Furthermore, whereas under John Paul II’s constitution “Pastor Bonus” a dicastery was to be headed by a cardinal or archbishop, Francis appears to open the possibility for lay people to hold senior positions by envisaging “the involvement of lay women and men, also in the role of government and responsibility.”
In the new constitution, Francis emphasizes the importance of the international recruitment of clergy, religious and laity to work in the Roman Curia, “as an expression of Catholicity.” It says, “those who serve in the curia are to be chosen from among bishops, priests, deacons, members of the Institutes of Consecrated Life and Societies of Apostolic Life and lay people who are distinguished by spiritual life, good pastoral experience, sobriety of life, love for the poor, a spirit of communion and service, competence in the matters entrusted to them, ability to discern the signs of the times.” For this reason, it emphasizes the need “to devote careful attention to the selection and training of personnel” and insists that recruitment be for a five-year term, which could be renewed once. It restates the retirement age (75) and says all positions are to be abandoned at the age of 80.
The constitution emphasizes the need for good coordination and communication within the Roman Curia, and for intra-dicasterial and inter-dicasterial meetings on a regular basis, as well as the promotion of communion among those working in the Vatican.

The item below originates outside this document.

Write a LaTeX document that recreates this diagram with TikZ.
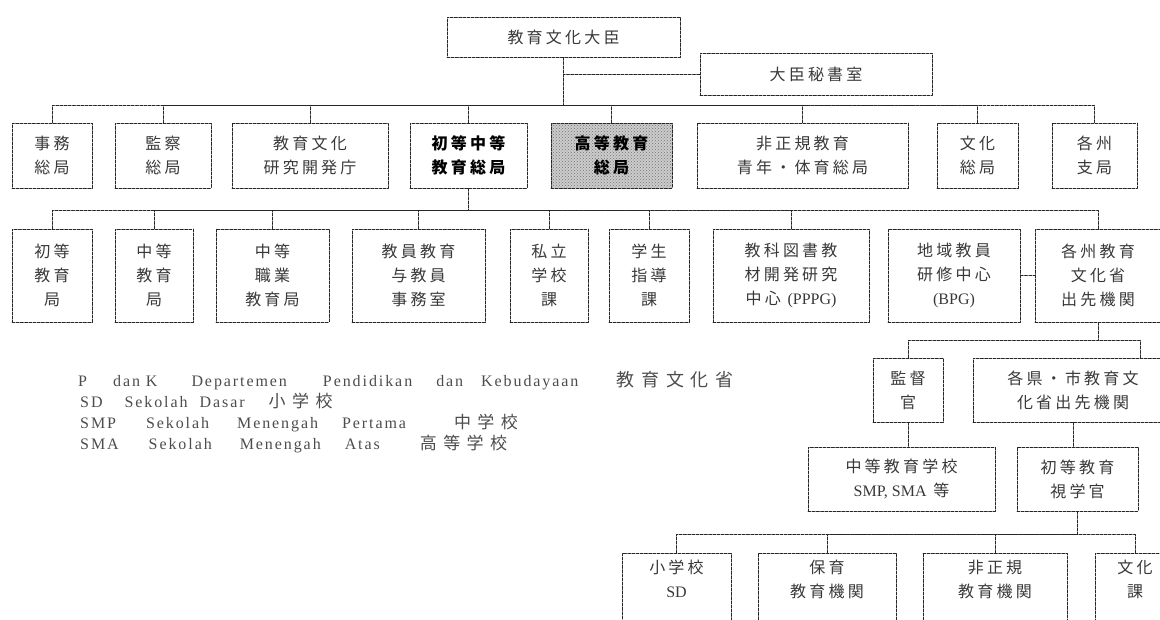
\documentclass[tikz,border=0pt]{standalone}
\usepackage{fontspec}
\setmainfont{Liberation Serif}
\newfontfamily\cjk[LetterSpace=20]{Noto Sans CJK JP}
\newfontfamily\keycjk[LetterSpace=38]{Noto Sans CJK JP}
\newfontfamily\keyfont[LetterSpace=12]{Liberation Serif}
\usetikzlibrary{patterns}

\begin{document}
\begin{tikzpicture}[x=1pt,y=-1pt,line cap=round,line join=round,
  unit/.style={draw=black!85,line width=0.7pt,dash pattern=on 3pt off 1.2pt,
    inner sep=0pt,align=center,text=black!78,
    font=\cjk\fontsize{16}{24}\selectfont},
  link/.style={draw=black!85,line width=0.7pt,dash pattern=on 3pt off 1.2pt},
  keyline/.style={anchor=base west,inner sep=0pt,text=black!70,
    font=\keyfont\fontsize{16}{21}\selectfont}]
  \useasboundingbox (0,0) rectangle (1160,619);

  % Minister and staff
  \node[unit,minimum width=233pt,minimum height=40pt] (minister) at (563.5,37) {教育文化大臣};
  \node[unit,minimum width=232pt,minimum height=42pt] (aide) at (816,74) {大臣秘書室};

  % Directorates general
  \node[unit,minimum width=80pt,minimum height=65pt]  (l2a) at (52,155.5)   {事務\\総局};
  \node[unit,minimum width=96pt,minimum height=65pt]  (l2b) at (163,155.5)  {監察\\総局};
  \node[unit,minimum width=156pt,minimum height=65pt] (l2c) at (310,155.5)  {教育文化\\研究開発庁};
  \node[unit,minimum width=117pt,minimum height=65pt,text=black,font=\cjk\bfseries\fontsize{16}{24}\selectfont]
    (l2d) at (468.5,155.5) {初等中等\\教育総局};
  \node[unit,minimum width=121pt,minimum height=65pt,text=black,font=\cjk\bfseries\fontsize{16}{24}\selectfont,
    preaction={fill=black!20},pattern=crosshatch dots,pattern color=black!55]
    (l2e) at (611.5,155.5) {高等教育\\総局};
  \node[unit,minimum width=211pt,minimum height=65pt] (l2f) at (802.5,155.5) {非正規教育\\青年・体育総局};
  \node[unit,minimum width=81pt,minimum height=65pt]  (l2g) at (977.5,155.5) {文化\\総局};
  \node[unit,minimum width=85pt,minimum height=65pt]  (l2h) at (1094.5,155.5) {各州\\支局};

  % Under the primary and secondary directorate
  \node[unit,minimum width=80pt,minimum height=93pt]  (l3a) at (52,275.5)   {初等\\教育\\局};
  \node[unit,minimum width=78pt,minimum height=93pt]  (l3b) at (154,275.5)  {中等\\教育\\局};
  \node[unit,minimum width=113pt,minimum height=93pt] (l3c) at (272.5,275.5) {中等\\職業\\教育局};
  \node[unit,minimum width=133pt,minimum height=93pt] (l3d) at (418.5,275.5) {教員教育\\与教員\\事務室};
  \node[unit,minimum width=78pt,minimum height=93pt]  (l3e) at (549,275.5)  {私立\\学校\\課};
  \node[unit,minimum width=80pt,minimum height=93pt]  (l3f) at (649,275.5)  {学生\\指導\\課};
  \node[unit,minimum width=156pt,minimum height=93pt] (l3g) at (791,275.5)  {教科図書教\\材開発研究\\中心 {\rmfamily (PPPG)}};
  \node[unit,minimum width=132pt,minimum height=93pt] (l3h) at (954,275.5)  {地域教員\\研修中心\\{\rmfamily (BPG)}};
  \node[unit,minimum width=126pt,minimum height=93pt] (l3i) at (1098,275.5) {各州教育\\文化省\\出先機関};

  % Regional level
  \node[unit,minimum width=70pt,minimum height=64pt]  (l4a) at (908,390)    {監督\\官};
  \node[unit,minimum width=200pt,minimum height=64pt] (l4b) at (1073,390)   {各県・市教育文\\化省出先機関};
  \node[unit,minimum width=187pt,minimum height=64pt] (l5a) at (901.5,479)  {中等教育学校\\{\rmfamily SMP, SMA} 等};
  \node[unit,minimum width=121pt,minimum height=64pt] (l5b) at (1077.5,479) {初等教育\\視学官};
  \node[unit,minimum width=109pt,minimum height=72pt,text depth=20pt] (l6a) at (676.5,589) {小学校\\{\rmfamily SD}};
  \node[unit,minimum width=138pt,minimum height=72pt,text depth=20pt] (l6b) at (827,589)   {保育\\教育機関};
  \node[unit,minimum width=144pt,minimum height=72pt,text depth=20pt] (l6c) at (995,589)   {非正規\\教育機関};
  \node[unit,minimum width=80pt,minimum height=72pt,text depth=20pt]  (l6d) at (1135,589)  {文化\\課};

  % Connectors
  \draw[link] (minister.south) -- ++(0,48) coordinate (hubA);
  \draw[link] (aide.west) -- (aide.west -| minister.south);
  \foreach \n in {l2a,l2b,l2c,l2d,l2e,l2f,l2g,l2h}
    \draw[link] (\n.north) |- (hubA);
  \draw[link] (l2d.south) -- ++(0,22) coordinate (hubB);
  \foreach \n in {l3a,l3b,l3c,l3d,l3e,l3f,l3g,l3i}
    \draw[link] (\n.north) |- (hubB);
  \draw[link] (l3h.east) -- (l3h.east -| l3i.west);
  \draw[link] (l3i.south) -- ++(0,18) coordinate (hubC);
  \draw[link] (l4a.north) |- (hubC);
  \draw[link] ([xshift=67pt]l4b.north) |- (hubC);
  \draw[link] (l4a.south) -- (l4a.south |- l5a.north);
  \draw[link] (l4b.south) -- (l4b.south |- l5b.north);
  \draw[link] (l5b.south) -- ++(0,23) coordinate (hubD);
  \foreach \n in {l6a,l6b,l6c,l6d}
    \draw[link] (\n.north) |- (hubD);

  % Key to abbreviations
  \node[keyline] (keyA) at (78,386) {P\hspace{26pt}dan K\hspace{34pt}Departemen\hspace{36pt}Pendidikan\hspace{24pt}dan\hspace{18pt}Kebudayaan\hspace{38pt}{\keycjk\fontsize{18}{21}\selectfont 教育文化省}};
  \node[keyline] (keyB) at (80,407) {SD\hspace{22pt}Sekolah\hspace{12pt}Dasar\hspace{24pt}{\keycjk\fontsize{17}{21}\selectfont 小学校}};
  \node[keyline] (keyC) at (80,428) {SMP\hspace{30pt}Sekolah\hspace{28pt}Menengah\hspace{24pt}Pertama\hspace{48pt}{\keycjk\fontsize{17}{21}\selectfont 中学校}};
  \node[keyline] (keyD) at (80,449) {SMA\hspace{30pt}Sekolah\hspace{28pt}Menengah\hspace{24pt}Atas\hspace{40pt}{\keycjk\fontsize{17}{21}\selectfont 高等学校}};
\end{tikzpicture}
\end{document}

Francis, in the constitution, says the reform will be realized “if it blossoms from an interior reform, by which we make our own the paradigm of the spirituality of the Council, expressed by the ancient story of the Good Samaritan.” He emphasized that “the reform is not an end in itself, but a means to give a strong Christian witness, to foster a more effective evangelization, promote a greater ecumenical spirit, and encourage constructive dialogue among all.”